**YOUR OBJECTIVE:** Would you repeat the listing exactly but omit every picture?

---

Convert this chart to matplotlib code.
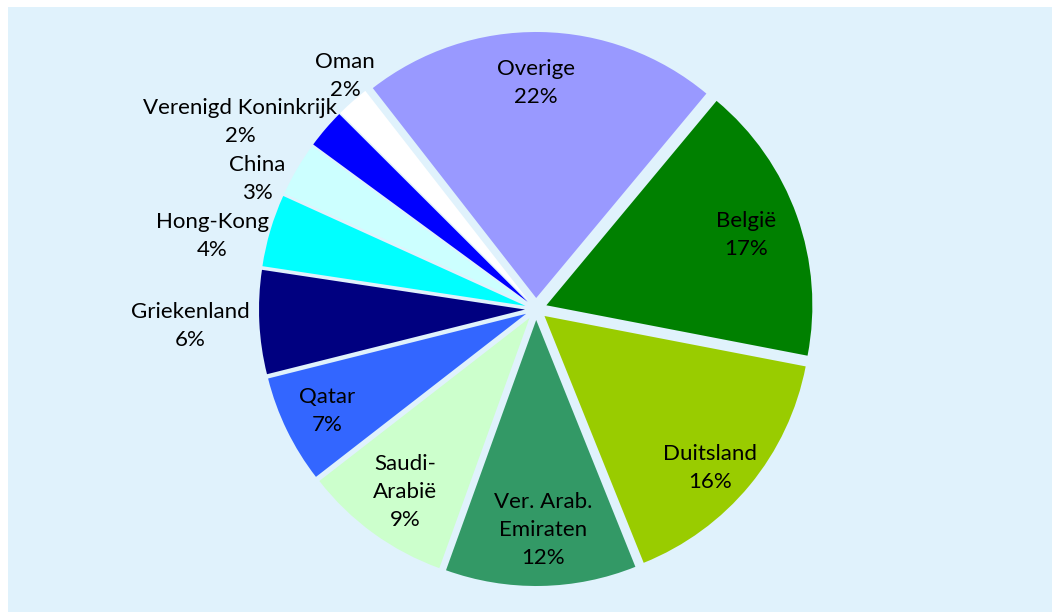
"""Pie chart: export destinations (share in %)."""
import numpy as np
import matplotlib.pyplot as plt
from matplotlib.patches import Rectangle

countries = ["Overige", "België", "Duitsland", "Ver. Arab.\nEmiraten", "Saudi-\nArabië",
             "Qatar", "Griekenland", "Hong-Kong", "China", "Verenigd Koninkrijk", "Oman"]
shares = [21.6, 17.0, 15.9, 11.6, 9.0, 6.6, 6.3, 4.4, 3.3, 2.4, 2.0]
colors = ["#9999FF", "#008000", "#99CC00", "#339966", "#CCFFCC",
          "#3366FF", "#000080", "#00FFFF", "#CCFFFF", "#0000FF", "#FFFFFF"]

# label placement: distance as fraction of radius, angle shift from slice middle (deg)
label_r = [0.86, 0.84, 0.88, 0.82, 0.84, 0.87, 1.30, 1.25, 1.16, 1.32, 1.14]
label_shift = [0.9, 0.5, -2.4, 0.8, 0.1, -0.6, -0.4, 3.4, 5.0, 8.0, -2.5]

BG = "#E0F2FC"
W, H = 1052, 612
CX, CY, R = 536, 612 - 309, 266
EXPLODE = 11  # pixels, same for every slice
TEXT_DY = -2.5  # nudge labels down a bit

fig = plt.figure(figsize=(W / 100, H / 100), dpi=100)
fig.patch.set_facecolor("white")
ax = fig.add_axes([0, 0, 1, 1])
ax.add_patch(Rectangle((8, 0), W - 8, H - 7, facecolor=BG, edgecolor="none", zorder=0))

wedges, _ = ax.pie(shares, colors=colors, startangle=127.9, counterclock=False,
                   center=(CX, CY), radius=R, explode=[EXPLODE] * len(shares),
                   wedgeprops=dict(linewidth=0), frame=True)
ax.set_xlim(0, W)
ax.set_ylim(0, H)
ax.set_aspect("equal")
ax.axis("off")

for w, name, val, lr, sh in zip(wedges, countries, shares, label_r, label_shift):
    mid = np.deg2rad((w.theta1 + w.theta2) / 2 + sh)
    x = CX + lr * R * np.cos(mid)
    y = CY + lr * R * np.sin(mid) + TEXT_DY
    ax.text(x, y, f"{name}\n{val:.0f}%", ha="center", va="center", fontsize=16,
            family="Lato", linespacing=1.5, color="black")

fig.savefig("out.png", dpi=100, facecolor="white")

---

**EXERCISE SOLUTION:**
Convert this chart to matplotlib code.
"""Pie chart: export destinations (share in %)."""
import numpy as np
import matplotlib.pyplot as plt
from matplotlib.patches import Rectangle

countries = ["Overige", "België", "Duitsland", "Ver. Arab.\nEmiraten", "Saudi-\nArabië",
             "Qatar", "Griekenland", "Hong-Kong", "China", "Verenigd Koninkrijk", "Oman"]
shares = [21.6, 17.0, 15.9, 11.6, 9.0, 6.6, 6.3, 4.4, 3.3, 2.4, 2.0]
colors = ["#9999FF", "#008000", "#99CC00", "#339966", "#CCFFCC",
          "#3366FF", "#000080", "#00FFFF", "#CCFFFF", "#0000FF", "#FFFFFF"]

# label placement: distance as fraction of radius, angle shift from slice middle (deg)
label_r = [0.86, 0.84, 0.88, 0.82, 0.84, 0.87, 1.30, 1.25, 1.16, 1.32, 1.14]
label_shift = [0.9, 0.5, -2.4, 0.8, 0.1, -0.6, -0.4, 3.4, 5.0, 8.0, -2.5]

BG = "#E0F2FC"
W, H = 1052, 612
CX, CY, R = 536, 612 - 309, 266
EXPLODE = 11  # pixels, same for every slice
TEXT_DY = -2.5  # nudge labels down a bit

fig = plt.figure(figsize=(W / 100, H / 100), dpi=100)
fig.patch.set_facecolor("white")
ax = fig.add_axes([0, 0, 1, 1])
ax.add_patch(Rectangle((8, 0), W - 8, H - 7, facecolor=BG, edgecolor="none", zorder=0))

wedges, _ = ax.pie(shares, colors=colors, startangle=127.9, counterclock=False,
                   center=(CX, CY), radius=R, explode=[EXPLODE] * len(shares),
                   wedgeprops=dict(linewidth=0), frame=True)
ax.set_xlim(0, W)
ax.set_ylim(0, H)
ax.set_aspect("equal")
ax.axis("off")

for w, name, val, lr, sh in zip(wedges, countries, shares, label_r, label_shift):
    mid = np.deg2rad((w.theta1 + w.theta2) / 2 + sh)
    x = CX + lr * R * np.cos(mid)
    y = CY + lr * R * np.sin(mid) + TEXT_DY
    ax.text(x, y, f"{name}\n{val:.0f}%", ha="center", va="center", fontsize=16,
            family="Lato", linespacing=1.5, color="black")

fig.savefig("out.png", dpi=100, facecolor="white")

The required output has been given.